Lives in Cricket No 6 - Bill Copson

Chapter Four Australia and New Zealand All was now set for what was to be, for Bill Copson, the almost unbelievable magic of selection for the MCC team chosen to tour Australia to try to recover The Ashes, which had been surrendered in 1934. Just over four years previously he had been hewing coal underground and had hardly, if ever, ventured away from his native Derbyshire. Away from his usual winter employment with the Clay Cross Company, he was travelling abroad for the first time in his life, meeting people from all walks of life and visiting places about which he could only have read and never dreamed that he would see. The tour was an extremely long one and involved Bill, a newly married man, being away from home for over seven months in the days when the only means of contact with loved ones at home was by the written word or in an emergency by telegraph with its curt language.

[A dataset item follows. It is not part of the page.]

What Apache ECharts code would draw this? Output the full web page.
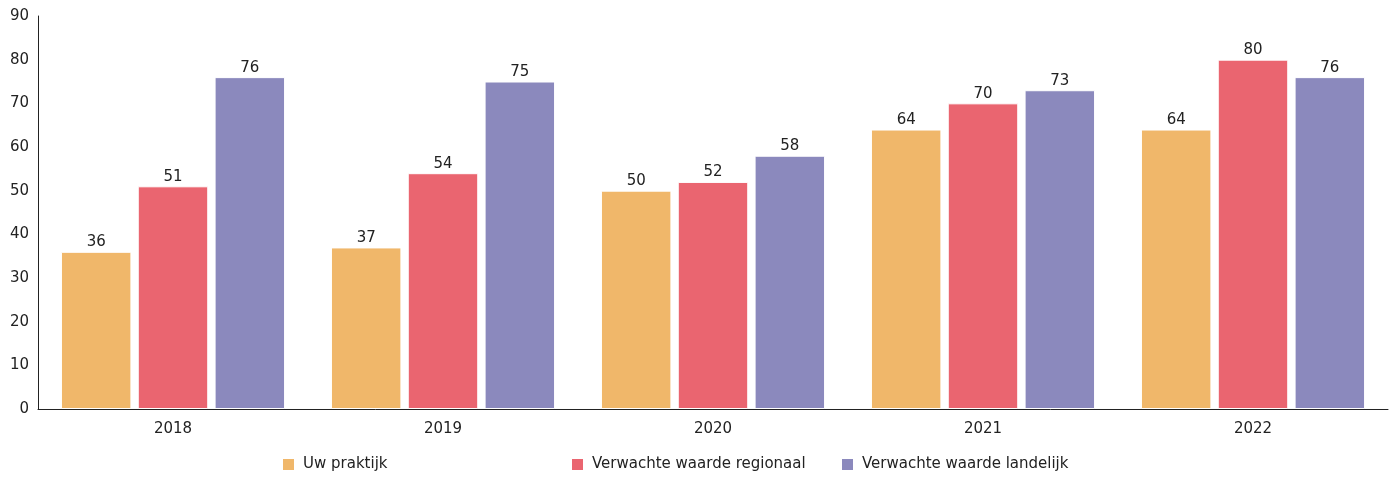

This is, of course, a tremendous contrast to today’s continuous electronic communication, where touring cricketers can be whisked home by air when domestic crises occur or to be present at the births of their children. Kenneth Farnes’ mother died during the early part of the tour, but there would have been no question of his being allowed to return home even had he so wanted. Certainly as late as 1954 this view still prevailed when Colin Cowdrey’s father died while the MCC were on their way by ship to Australia. 33 Bill Copson’s 1936 passport photo: it made no difference to the outcome of the Ashes series.